----- Given data -----
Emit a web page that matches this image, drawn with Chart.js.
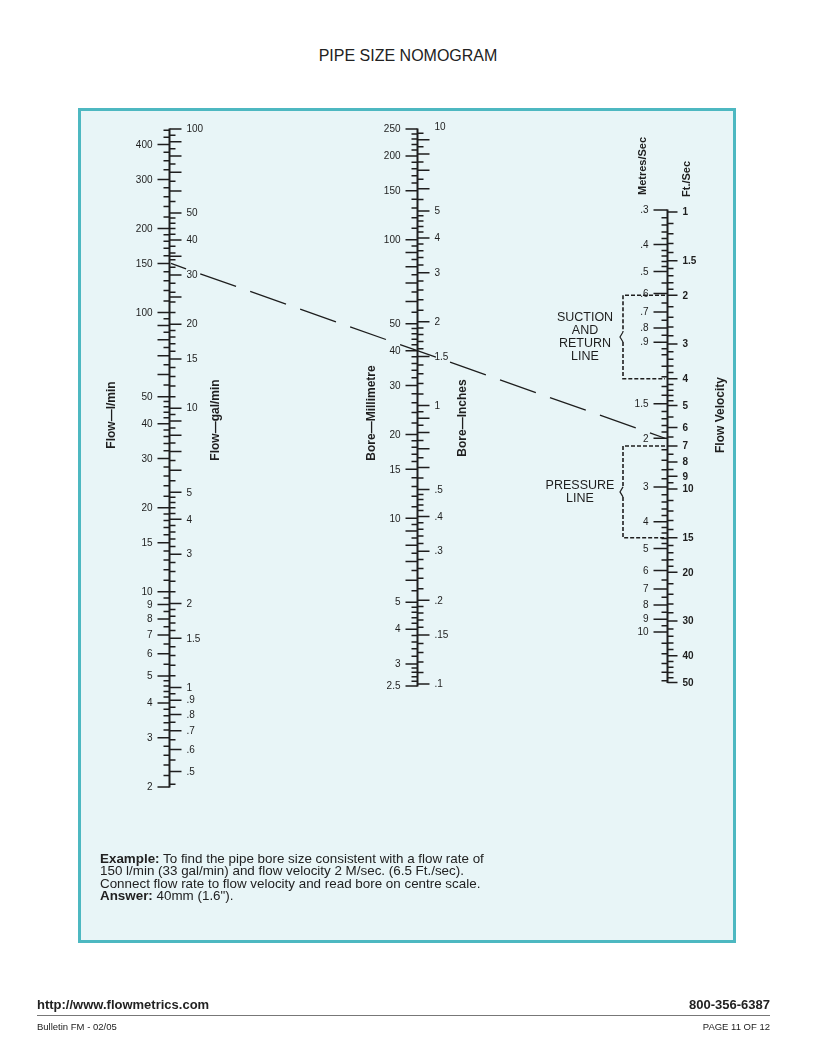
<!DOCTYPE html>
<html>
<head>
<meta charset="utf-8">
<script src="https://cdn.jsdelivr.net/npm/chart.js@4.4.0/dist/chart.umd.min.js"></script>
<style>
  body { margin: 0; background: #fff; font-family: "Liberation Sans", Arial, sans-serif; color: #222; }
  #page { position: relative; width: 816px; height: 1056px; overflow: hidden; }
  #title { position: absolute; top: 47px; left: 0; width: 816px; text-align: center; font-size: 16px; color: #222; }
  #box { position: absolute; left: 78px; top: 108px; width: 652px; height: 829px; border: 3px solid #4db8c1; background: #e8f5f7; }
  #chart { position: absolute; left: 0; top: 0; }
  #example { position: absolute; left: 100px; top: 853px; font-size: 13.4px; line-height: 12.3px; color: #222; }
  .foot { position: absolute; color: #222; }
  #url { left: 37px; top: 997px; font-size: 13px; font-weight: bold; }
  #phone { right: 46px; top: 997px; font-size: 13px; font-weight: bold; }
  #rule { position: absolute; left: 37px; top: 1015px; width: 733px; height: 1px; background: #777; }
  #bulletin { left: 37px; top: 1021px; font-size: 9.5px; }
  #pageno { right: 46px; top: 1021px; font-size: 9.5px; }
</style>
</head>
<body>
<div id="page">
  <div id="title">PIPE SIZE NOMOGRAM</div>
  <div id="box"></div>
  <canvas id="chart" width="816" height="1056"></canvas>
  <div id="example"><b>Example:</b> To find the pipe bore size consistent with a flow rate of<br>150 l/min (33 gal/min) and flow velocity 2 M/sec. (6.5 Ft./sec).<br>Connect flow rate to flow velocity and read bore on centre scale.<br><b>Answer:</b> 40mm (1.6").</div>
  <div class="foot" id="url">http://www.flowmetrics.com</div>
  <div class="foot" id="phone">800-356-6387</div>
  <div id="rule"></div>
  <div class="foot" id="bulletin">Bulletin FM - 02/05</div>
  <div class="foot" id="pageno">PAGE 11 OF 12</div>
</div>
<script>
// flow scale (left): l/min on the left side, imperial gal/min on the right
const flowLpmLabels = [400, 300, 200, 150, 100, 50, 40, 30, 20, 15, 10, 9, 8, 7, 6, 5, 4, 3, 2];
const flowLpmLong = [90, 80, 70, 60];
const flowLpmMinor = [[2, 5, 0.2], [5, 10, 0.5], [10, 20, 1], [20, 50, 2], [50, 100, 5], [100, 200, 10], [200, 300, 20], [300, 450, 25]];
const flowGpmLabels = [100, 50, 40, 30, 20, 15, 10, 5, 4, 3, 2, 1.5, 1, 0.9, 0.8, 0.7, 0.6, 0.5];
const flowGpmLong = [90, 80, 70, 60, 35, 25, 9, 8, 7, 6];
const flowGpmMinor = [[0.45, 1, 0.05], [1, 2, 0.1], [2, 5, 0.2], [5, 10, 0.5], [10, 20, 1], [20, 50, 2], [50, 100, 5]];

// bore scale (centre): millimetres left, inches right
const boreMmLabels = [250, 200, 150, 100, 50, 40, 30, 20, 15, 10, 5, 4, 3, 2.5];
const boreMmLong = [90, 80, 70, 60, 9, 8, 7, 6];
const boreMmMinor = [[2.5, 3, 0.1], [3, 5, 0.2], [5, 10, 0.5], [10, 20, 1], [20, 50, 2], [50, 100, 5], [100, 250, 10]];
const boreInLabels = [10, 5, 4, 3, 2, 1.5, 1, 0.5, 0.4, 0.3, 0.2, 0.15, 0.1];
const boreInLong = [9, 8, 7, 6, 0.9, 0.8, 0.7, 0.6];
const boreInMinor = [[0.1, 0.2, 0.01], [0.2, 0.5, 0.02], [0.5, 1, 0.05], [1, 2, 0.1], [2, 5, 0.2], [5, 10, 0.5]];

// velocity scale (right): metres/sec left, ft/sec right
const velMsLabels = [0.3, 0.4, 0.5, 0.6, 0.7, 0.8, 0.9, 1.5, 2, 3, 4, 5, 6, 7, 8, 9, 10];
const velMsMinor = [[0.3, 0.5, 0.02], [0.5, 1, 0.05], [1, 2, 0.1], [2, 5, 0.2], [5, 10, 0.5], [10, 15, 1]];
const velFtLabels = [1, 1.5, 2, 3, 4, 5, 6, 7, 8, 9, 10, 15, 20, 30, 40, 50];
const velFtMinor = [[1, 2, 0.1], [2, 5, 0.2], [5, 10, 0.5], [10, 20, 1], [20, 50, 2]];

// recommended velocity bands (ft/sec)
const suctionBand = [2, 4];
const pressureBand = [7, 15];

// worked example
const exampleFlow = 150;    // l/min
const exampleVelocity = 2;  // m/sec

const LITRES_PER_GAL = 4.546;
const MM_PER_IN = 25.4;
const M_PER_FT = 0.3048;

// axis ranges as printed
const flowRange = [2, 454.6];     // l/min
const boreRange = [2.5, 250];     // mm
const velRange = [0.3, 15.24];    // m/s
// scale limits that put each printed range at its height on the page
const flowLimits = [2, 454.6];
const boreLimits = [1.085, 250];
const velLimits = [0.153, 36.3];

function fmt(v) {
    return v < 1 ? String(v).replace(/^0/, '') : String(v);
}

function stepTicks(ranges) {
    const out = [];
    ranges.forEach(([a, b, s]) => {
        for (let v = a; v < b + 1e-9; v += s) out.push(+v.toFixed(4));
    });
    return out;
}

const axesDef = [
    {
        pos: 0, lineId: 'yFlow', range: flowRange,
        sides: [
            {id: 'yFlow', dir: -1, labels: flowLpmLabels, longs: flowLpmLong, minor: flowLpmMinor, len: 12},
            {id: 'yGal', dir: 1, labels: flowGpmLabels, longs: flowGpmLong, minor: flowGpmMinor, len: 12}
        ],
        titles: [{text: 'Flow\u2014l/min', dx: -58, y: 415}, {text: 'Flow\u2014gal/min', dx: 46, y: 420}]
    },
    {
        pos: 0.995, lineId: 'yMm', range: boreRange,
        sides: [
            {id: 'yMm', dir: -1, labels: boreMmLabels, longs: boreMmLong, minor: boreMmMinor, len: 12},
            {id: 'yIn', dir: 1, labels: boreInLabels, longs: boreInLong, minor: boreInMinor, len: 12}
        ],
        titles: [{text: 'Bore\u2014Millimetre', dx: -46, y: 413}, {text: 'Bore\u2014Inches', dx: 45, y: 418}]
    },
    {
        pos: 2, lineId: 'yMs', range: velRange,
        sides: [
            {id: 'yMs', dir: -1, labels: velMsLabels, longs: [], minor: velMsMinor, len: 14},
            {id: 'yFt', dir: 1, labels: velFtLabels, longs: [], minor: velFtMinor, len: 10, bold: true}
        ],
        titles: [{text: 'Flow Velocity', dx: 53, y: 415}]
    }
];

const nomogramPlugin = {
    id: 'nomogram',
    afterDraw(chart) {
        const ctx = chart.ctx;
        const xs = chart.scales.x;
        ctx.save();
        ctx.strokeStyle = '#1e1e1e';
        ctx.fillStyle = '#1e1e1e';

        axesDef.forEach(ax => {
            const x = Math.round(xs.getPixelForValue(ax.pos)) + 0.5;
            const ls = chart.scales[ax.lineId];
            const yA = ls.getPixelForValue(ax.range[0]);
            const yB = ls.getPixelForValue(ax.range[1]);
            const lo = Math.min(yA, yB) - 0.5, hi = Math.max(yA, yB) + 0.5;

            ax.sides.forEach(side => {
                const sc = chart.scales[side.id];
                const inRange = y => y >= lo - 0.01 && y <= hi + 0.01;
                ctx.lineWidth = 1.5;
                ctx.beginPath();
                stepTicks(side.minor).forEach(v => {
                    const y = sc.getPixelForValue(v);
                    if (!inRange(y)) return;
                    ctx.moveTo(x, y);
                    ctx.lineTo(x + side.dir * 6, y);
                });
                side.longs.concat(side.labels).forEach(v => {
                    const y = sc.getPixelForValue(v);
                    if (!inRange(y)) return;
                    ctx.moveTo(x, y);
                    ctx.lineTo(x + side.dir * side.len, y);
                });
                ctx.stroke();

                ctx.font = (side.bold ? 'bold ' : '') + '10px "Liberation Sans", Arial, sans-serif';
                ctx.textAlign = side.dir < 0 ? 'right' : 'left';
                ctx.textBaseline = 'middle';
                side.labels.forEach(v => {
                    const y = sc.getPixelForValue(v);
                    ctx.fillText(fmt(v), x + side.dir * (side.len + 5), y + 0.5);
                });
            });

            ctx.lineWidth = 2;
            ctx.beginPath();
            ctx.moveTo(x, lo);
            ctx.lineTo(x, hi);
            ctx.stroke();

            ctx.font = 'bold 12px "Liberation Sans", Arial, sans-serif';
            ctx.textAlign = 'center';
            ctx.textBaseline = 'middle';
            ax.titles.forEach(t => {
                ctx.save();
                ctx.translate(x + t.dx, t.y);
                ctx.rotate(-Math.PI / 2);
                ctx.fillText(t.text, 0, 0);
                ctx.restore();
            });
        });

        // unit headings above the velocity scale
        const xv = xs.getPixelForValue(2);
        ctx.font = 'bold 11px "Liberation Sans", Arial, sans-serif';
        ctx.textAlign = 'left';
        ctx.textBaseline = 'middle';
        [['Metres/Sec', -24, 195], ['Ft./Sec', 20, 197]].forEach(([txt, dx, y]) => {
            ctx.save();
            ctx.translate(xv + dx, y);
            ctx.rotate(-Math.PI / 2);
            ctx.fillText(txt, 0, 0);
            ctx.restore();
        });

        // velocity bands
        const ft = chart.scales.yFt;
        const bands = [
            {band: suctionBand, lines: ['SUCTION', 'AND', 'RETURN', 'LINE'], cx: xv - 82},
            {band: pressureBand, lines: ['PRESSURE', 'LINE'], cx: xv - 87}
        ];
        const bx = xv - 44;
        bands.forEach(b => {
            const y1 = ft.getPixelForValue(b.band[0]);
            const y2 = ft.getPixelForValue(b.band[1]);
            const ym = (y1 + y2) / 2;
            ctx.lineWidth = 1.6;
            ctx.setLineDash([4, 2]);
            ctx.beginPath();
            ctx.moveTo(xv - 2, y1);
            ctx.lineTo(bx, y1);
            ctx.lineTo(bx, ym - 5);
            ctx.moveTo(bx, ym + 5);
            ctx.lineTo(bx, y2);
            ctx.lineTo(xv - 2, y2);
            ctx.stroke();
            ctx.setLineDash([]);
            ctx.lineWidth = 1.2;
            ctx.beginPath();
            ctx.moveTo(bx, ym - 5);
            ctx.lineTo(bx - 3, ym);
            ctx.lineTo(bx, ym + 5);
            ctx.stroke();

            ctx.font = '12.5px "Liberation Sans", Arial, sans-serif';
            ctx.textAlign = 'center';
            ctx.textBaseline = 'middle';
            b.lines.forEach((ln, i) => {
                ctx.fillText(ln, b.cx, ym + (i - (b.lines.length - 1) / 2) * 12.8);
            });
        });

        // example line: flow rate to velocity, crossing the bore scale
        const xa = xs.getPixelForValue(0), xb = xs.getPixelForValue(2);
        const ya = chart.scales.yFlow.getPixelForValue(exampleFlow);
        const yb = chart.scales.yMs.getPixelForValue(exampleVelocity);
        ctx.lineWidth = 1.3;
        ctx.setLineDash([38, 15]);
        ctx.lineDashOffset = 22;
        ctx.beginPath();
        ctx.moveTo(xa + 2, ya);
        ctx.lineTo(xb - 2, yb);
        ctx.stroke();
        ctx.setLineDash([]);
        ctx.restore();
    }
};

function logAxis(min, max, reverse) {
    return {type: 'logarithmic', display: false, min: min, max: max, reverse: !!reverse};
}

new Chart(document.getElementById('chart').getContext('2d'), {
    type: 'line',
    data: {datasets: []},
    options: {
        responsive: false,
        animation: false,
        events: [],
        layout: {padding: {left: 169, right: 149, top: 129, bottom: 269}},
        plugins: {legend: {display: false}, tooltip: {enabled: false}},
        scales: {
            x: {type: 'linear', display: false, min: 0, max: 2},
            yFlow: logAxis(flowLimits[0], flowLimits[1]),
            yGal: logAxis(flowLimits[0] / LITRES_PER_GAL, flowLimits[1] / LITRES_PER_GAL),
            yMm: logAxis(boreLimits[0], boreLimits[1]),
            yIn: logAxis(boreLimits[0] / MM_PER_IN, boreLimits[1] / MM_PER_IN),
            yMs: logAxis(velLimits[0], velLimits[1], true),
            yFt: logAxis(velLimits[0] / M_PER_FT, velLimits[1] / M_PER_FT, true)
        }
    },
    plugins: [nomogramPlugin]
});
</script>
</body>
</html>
-----
> [Directions]:
Extract all lines containing the word "with".

> [Complete answer]:
Emit a web page that matches this image, drawn with Chart.js.
  <div id="example"><b>Example:</b> To find the pipe bore size consistent with a flow rate of<br>150 l/min (33 gal/min) and flow velocity 2 M/sec. (6.5 Ft./sec).<br>Connect flow rate to flow velocity and read bore on centre scale.<br><b>Answer:</b> 40mm (1.6").</div>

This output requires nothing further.